You sense the first sentence may be missing some key words before “contained”. But I’m not sure what kind of garble has taken place in the second one. It’s positively alarmist: as Steve says, does this mean inedible candy is probably safer?

Thankfully, everyone seems to be all right:

(Hang, on I thought you said earlier they’d definitely eaten some?) But if the principal’s letter to parents went out with anything like that muddle over “edible candy” in it, who knows what the queues might now be like outside the county’s sweetshops.

Slightly missing links

26 Oct

The trouble with hyperlinks is that, even though they don’t mean to, they add emphasis. They are, after all, in a different colour to the rest of the text, and often underlined. They stand out. Which means you need a bit of an ear for the rhythms of a sentence when you put them in:

“Why at the end of it” stops a little short of the end, as it were, as does the link to the obscure … provision. And although “Dominic Cummings claimed” is fine, “said Johnson told” unfortunately avoids highlighting either of the two salient parts of the sentence: Ian Paisley Junior and the idea of the story.

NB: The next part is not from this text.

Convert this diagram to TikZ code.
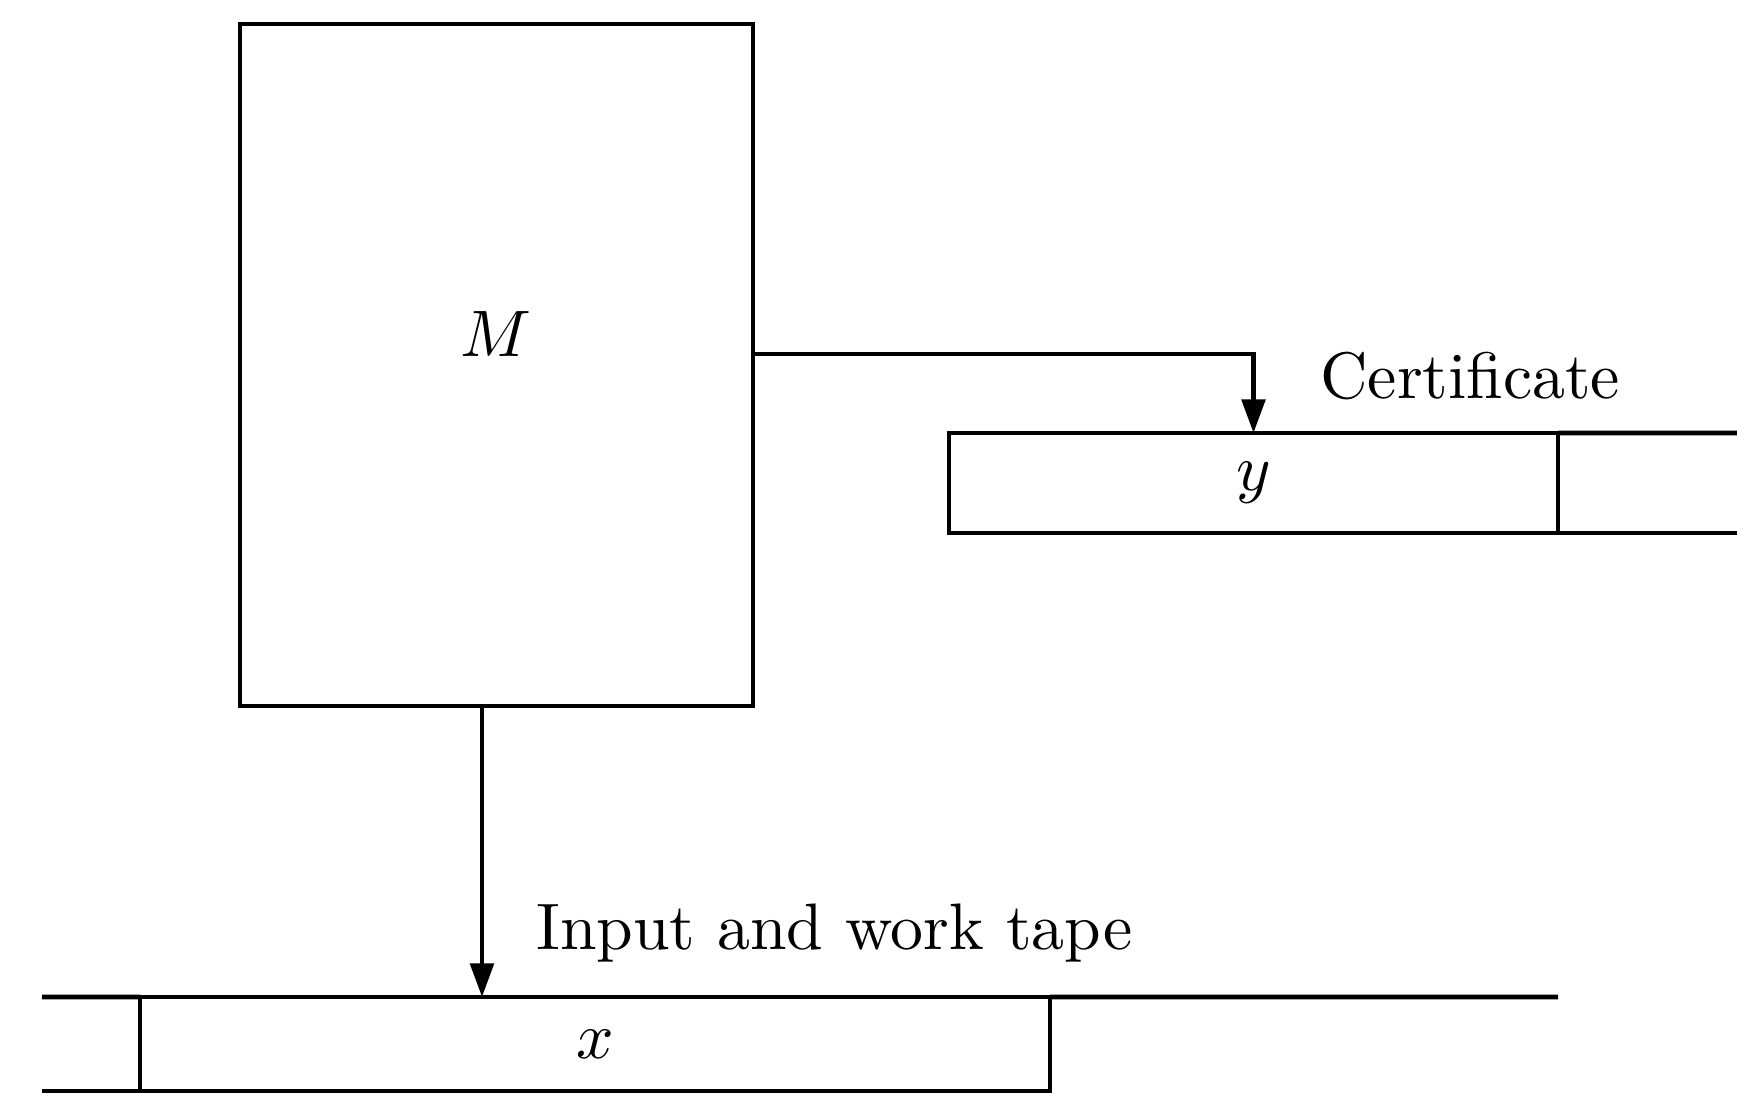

These are just infelicities of emphasis rather than meaning – rather like the Express’s erstwhile habit of putting sudden capitals in the WRONG place. Occasionally, though, an off-target hyperlink can create more peculiar effects, like this:

Here, even though you’re supposed to overlook these links, it throws you. Semantically, the verb phrase that begins “bring prosecutions for killings” finishes at “to an end”. But the emphatic red text stops three words early and encourages you to think the phrase has come to an end as well. So for a moment you think the government is planning to start bringing Troubles prosecutions again, not stop them.

Of course, you work it out in the end. But we’re supposed to be saving readers as much work as possible, so, along with colliding English-language news agendas and launching without revising, this is another thing old print lags have to get used to. In the old days, we would never underline anything at all; now we do it by accident.